A system of linear equations is given as-

$\left\{\begin{array}{l}3x+y=2\\ x-y=2\end{array}\right.$

First, we will convert the given system of linear equations into its argument matrix. After that we will apply row transformation accordingly. 

And we will to make zeroes in the matrix at least one through which we can find the value of one of the variable. And then we will find the value of other variable by using value of first one.

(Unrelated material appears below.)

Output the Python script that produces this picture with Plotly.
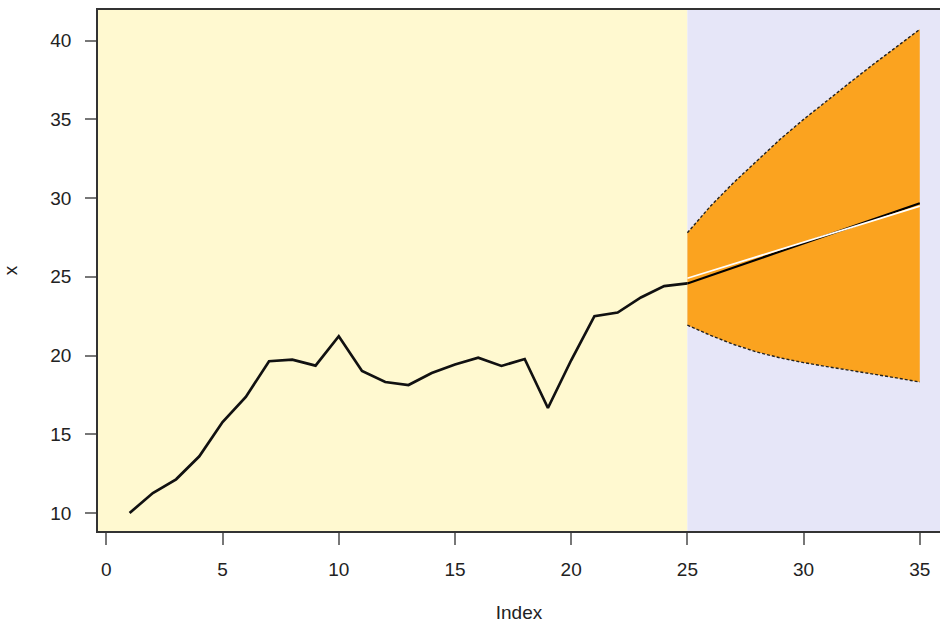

The solution of the system is-

$\left\{\begin{array}{l}3x+y=2\\ x-y=2\end{array}\right.$

Accordingly, the argument matrix is-

$\left[\begin{array}{rrr}3& 1& 2\\ 1& -1& 2\end{array}\right]$

Now add row $1$ and row $2$,

$\left[\begin{array}{rrr}3& 1& 2\\ 1& -1& 2\end{array}\right]\stackrel{R_1+R_2}{⟶}\left[\begin{array}{rrr}1& -1& 2\\ 3& 1& 2\end{array}\right]$

$$\begin{gathered} \left[\begin{array}{rrr}3+1& 1+(-1)& 2+2\\ 1& -1& 2\end{array}\right] \\ \to \left[\begin{array}{rrr}4& 0& 4\\ 1& -1& 2\end{array}\right] \end{gathered}$$

Now the corresponds equations are-

$$\begin{gathered} 4x=4 \\ x-y=2 \end{gathered}$$

Use substitution method for remaining value,

$$\begin{gathered} 4x=4\to x=1 \\ x-y=2 \\ 1-y=2 \\ y=1-2 \\ y=-1 \end{gathered}$$

Verify the equation,

$$\begin{gathered} 3 x+y=2 \\ 3\left(1\right)-1=2 \\ 3-1=2 \\ 2=2 \end{gathered}$$

LHS is equal to RHS